*AIM*.
Quote, please, the line with "Generate a component", the line with "import * as", and every line between them, exactly and with nothing else.

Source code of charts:
· · · · ·
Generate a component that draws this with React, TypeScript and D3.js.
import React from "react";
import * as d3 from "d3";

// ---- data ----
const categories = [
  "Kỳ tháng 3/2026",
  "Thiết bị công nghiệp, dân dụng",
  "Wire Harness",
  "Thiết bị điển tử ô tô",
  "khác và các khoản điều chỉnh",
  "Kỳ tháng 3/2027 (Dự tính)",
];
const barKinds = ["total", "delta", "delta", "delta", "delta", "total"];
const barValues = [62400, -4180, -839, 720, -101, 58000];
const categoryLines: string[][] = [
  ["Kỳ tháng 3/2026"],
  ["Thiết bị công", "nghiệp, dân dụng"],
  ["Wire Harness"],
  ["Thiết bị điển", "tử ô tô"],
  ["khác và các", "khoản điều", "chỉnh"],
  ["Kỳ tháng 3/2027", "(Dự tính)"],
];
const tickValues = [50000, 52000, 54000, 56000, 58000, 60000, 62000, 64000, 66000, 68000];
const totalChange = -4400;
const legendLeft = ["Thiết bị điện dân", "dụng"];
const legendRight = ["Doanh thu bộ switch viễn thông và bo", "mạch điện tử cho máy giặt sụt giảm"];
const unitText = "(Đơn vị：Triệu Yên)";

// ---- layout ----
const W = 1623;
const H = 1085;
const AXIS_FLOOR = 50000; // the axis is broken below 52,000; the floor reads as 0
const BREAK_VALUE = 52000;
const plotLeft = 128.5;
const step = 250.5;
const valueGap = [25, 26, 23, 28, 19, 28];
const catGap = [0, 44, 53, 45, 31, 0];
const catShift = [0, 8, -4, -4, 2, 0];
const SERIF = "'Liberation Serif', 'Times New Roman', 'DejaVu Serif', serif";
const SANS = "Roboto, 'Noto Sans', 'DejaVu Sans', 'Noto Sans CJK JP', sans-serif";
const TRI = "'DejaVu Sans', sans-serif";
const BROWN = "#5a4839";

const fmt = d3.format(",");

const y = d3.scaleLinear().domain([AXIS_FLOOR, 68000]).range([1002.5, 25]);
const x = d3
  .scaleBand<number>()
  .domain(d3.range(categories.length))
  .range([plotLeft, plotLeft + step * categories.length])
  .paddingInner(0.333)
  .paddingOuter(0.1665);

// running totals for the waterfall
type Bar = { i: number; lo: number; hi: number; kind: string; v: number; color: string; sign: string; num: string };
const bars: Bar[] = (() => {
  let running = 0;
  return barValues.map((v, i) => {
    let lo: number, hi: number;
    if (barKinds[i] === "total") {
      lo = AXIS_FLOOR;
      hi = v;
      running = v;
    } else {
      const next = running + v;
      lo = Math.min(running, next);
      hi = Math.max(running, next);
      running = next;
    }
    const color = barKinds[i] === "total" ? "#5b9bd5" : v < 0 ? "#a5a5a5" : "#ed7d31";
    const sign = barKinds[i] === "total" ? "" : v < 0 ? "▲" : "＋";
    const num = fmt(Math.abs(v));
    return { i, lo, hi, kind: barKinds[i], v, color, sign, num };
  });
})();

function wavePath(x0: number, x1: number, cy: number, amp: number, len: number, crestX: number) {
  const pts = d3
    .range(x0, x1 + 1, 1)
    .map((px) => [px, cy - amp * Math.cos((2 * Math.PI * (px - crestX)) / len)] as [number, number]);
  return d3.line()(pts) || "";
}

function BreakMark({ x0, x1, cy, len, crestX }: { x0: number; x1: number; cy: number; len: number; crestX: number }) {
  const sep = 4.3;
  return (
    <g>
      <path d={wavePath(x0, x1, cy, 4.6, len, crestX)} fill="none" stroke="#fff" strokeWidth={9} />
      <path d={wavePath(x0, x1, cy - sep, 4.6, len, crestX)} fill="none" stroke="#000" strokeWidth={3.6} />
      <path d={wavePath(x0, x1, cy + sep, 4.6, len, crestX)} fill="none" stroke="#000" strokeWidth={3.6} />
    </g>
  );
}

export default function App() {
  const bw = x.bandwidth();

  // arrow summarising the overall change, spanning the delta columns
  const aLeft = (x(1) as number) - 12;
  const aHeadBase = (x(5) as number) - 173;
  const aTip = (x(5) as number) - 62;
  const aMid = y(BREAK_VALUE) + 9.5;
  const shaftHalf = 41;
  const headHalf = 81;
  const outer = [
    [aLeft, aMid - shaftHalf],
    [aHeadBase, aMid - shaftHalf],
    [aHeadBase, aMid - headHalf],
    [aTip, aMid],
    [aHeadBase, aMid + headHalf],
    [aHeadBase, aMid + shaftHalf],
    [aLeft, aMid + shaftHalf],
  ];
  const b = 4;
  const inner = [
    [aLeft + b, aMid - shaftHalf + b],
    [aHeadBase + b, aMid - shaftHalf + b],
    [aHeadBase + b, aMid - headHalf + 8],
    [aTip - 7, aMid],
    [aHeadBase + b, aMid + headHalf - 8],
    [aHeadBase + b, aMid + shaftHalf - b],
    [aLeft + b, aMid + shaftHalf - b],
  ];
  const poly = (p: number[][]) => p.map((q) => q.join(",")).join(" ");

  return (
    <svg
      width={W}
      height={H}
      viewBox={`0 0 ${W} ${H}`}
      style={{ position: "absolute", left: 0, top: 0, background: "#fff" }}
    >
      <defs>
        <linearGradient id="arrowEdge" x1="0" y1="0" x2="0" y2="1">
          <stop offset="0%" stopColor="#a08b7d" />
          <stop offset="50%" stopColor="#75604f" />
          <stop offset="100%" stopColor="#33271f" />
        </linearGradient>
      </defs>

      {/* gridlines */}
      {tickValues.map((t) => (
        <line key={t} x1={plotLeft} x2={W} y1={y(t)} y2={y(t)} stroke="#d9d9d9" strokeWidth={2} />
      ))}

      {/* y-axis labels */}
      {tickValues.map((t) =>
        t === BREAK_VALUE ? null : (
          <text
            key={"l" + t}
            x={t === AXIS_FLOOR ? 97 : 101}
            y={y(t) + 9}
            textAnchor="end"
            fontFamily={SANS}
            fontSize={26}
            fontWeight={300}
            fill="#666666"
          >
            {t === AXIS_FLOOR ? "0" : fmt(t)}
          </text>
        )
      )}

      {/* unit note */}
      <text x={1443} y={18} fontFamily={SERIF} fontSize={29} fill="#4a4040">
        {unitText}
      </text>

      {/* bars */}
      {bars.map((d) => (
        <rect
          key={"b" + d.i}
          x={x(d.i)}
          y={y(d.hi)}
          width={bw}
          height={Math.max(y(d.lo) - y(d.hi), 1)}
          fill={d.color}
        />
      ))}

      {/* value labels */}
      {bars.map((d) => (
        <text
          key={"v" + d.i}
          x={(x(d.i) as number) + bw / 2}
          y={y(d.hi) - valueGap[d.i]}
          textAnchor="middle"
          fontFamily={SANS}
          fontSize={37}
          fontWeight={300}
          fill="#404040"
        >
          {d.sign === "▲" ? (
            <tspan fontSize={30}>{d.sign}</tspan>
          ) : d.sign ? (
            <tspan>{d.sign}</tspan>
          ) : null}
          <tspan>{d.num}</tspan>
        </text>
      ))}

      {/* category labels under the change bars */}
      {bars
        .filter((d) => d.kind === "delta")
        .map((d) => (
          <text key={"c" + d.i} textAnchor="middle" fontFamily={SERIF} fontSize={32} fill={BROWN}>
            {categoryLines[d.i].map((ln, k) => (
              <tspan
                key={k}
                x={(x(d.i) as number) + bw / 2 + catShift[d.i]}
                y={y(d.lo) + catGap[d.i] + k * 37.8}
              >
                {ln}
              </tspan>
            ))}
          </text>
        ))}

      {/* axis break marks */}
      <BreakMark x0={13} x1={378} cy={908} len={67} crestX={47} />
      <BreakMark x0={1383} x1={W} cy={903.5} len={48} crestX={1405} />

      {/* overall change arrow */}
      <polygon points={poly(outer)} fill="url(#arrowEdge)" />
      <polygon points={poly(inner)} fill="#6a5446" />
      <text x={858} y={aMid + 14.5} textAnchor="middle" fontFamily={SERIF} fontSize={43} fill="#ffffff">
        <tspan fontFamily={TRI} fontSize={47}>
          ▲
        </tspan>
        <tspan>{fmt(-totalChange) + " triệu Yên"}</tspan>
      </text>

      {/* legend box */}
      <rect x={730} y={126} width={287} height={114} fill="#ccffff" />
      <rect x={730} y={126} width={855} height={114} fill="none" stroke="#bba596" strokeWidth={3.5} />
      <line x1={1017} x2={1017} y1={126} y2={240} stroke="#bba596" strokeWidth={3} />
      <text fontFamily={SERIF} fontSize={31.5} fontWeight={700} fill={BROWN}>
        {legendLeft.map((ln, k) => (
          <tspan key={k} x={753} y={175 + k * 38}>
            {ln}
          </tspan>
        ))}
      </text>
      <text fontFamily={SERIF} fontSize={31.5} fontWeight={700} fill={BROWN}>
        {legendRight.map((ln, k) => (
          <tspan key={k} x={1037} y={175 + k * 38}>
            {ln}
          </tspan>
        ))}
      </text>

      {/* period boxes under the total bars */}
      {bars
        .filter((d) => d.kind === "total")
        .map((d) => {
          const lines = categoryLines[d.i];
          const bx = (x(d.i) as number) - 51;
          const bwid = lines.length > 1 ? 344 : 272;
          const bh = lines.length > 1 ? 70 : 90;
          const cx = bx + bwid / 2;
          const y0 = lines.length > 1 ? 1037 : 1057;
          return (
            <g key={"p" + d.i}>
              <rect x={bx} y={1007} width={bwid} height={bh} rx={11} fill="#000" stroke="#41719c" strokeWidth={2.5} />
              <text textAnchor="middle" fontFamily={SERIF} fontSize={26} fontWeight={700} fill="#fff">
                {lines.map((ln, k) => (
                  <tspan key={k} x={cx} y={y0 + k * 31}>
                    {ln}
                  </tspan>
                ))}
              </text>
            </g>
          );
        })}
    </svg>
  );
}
· · · · ·
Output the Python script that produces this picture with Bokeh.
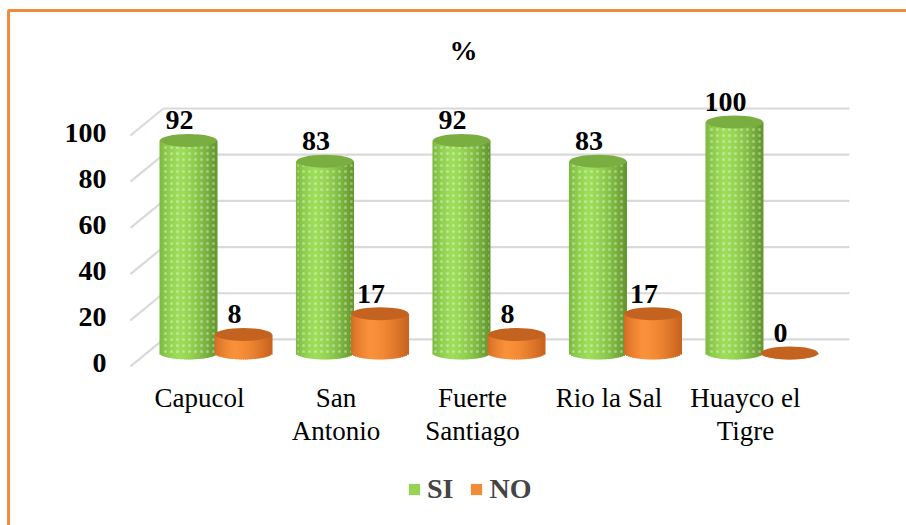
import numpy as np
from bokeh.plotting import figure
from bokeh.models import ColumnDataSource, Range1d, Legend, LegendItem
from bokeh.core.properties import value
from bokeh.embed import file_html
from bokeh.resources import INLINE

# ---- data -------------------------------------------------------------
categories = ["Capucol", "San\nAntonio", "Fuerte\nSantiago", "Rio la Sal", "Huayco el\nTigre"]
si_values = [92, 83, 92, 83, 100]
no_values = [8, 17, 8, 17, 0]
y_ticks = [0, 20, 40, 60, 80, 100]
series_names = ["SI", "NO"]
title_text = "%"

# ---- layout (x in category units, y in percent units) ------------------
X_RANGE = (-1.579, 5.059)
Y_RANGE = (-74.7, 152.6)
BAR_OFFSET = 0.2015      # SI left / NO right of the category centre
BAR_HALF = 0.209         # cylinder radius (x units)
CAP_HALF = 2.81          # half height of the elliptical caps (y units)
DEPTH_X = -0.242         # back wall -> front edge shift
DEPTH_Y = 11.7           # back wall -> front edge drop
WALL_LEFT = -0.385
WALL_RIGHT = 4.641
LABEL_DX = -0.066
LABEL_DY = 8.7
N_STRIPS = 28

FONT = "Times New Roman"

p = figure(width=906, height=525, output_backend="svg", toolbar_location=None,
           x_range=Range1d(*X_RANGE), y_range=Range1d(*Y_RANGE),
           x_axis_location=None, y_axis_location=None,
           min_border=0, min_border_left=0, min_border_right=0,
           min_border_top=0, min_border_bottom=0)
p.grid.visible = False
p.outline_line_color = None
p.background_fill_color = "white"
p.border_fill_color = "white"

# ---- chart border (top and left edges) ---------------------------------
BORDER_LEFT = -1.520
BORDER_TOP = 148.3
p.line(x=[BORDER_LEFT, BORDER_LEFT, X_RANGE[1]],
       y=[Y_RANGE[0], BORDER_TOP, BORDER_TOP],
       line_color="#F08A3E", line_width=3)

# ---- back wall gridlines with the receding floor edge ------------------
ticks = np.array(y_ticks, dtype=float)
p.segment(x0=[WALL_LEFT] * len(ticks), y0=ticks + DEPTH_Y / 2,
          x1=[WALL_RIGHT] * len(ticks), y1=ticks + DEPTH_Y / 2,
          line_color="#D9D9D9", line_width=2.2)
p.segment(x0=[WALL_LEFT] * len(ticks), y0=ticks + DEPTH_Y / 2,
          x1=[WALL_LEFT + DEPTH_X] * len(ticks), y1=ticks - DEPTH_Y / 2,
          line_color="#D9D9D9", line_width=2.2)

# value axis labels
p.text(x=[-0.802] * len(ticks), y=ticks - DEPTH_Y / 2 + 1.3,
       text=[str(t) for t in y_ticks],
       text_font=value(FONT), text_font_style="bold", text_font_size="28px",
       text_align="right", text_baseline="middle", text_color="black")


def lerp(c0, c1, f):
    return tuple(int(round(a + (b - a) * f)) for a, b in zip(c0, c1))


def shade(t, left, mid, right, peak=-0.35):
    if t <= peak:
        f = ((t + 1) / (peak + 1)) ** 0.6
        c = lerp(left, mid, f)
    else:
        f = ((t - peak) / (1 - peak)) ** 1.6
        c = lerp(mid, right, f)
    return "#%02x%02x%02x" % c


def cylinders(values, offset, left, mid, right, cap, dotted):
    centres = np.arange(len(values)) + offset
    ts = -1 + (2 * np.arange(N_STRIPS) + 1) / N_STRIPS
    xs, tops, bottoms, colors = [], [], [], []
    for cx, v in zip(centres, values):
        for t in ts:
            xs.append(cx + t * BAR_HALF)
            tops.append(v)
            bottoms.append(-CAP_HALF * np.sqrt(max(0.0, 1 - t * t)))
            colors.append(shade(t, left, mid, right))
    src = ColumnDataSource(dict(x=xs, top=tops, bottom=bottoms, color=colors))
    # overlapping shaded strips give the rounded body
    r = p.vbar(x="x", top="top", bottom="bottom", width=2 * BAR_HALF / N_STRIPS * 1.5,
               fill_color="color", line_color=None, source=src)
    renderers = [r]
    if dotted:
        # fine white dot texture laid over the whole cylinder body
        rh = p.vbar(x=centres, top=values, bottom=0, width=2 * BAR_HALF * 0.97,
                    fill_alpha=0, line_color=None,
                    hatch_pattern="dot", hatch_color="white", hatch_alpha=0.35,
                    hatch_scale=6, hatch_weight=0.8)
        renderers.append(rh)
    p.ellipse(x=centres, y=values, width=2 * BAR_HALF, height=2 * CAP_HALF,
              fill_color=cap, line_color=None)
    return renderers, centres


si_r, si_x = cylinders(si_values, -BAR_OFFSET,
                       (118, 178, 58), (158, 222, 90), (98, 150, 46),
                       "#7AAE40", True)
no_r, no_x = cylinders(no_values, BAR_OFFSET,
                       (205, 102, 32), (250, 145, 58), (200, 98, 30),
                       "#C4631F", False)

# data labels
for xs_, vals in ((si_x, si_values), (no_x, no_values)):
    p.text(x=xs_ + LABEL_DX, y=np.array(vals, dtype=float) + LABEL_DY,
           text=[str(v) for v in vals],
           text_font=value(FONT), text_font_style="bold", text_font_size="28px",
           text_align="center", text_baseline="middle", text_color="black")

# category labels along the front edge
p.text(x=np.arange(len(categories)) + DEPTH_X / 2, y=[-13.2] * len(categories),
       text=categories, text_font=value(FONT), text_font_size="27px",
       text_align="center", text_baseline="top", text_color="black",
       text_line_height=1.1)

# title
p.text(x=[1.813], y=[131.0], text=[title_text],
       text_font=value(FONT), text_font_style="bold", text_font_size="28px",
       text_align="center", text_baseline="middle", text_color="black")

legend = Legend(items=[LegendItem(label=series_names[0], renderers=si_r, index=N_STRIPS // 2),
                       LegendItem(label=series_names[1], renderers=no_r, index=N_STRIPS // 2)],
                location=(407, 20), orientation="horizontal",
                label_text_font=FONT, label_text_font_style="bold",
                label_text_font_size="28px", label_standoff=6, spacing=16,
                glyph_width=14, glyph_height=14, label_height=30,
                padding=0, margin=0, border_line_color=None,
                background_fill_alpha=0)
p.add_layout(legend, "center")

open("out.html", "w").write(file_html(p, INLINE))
· · · · ·
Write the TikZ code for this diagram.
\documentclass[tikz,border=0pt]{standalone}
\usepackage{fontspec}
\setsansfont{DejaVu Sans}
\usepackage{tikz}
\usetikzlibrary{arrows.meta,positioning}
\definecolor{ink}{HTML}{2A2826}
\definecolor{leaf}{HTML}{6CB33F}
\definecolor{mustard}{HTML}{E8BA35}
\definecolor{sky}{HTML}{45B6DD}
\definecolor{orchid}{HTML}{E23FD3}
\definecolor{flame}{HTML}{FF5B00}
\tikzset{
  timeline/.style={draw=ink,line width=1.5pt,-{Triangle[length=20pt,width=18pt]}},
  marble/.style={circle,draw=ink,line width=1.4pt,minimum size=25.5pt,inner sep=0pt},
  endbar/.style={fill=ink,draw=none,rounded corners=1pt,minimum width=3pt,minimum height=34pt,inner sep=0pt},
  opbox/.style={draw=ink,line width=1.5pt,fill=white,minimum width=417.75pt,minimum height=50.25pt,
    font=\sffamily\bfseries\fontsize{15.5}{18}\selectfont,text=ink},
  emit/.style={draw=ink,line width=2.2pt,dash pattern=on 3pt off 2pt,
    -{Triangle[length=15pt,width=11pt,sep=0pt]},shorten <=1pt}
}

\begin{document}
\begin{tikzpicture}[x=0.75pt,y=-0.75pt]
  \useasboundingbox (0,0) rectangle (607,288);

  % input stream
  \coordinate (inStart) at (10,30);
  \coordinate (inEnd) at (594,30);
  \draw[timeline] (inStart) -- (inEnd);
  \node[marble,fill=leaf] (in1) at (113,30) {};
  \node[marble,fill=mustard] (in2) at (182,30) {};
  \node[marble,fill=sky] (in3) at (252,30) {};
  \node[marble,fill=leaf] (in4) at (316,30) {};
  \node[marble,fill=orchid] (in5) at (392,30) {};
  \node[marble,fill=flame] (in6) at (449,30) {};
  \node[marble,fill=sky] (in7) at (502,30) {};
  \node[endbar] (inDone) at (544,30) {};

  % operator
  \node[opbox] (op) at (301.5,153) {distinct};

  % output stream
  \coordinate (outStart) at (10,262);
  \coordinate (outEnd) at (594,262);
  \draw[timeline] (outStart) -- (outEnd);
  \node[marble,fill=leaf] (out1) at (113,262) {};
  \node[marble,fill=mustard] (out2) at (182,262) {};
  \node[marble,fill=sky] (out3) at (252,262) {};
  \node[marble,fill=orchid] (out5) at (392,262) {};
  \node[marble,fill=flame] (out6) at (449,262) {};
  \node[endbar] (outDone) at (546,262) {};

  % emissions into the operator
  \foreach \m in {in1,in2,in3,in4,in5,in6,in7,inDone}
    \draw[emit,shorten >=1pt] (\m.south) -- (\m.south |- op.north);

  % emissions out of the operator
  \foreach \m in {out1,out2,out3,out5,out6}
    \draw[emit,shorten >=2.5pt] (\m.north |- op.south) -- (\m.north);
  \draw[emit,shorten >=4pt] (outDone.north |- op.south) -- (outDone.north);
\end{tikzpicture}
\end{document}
· · · · ·
*RIGHT ANSWER*.
Generate a component that draws this with React, TypeScript and D3.js.
import React from "react";
import * as d3 from "d3";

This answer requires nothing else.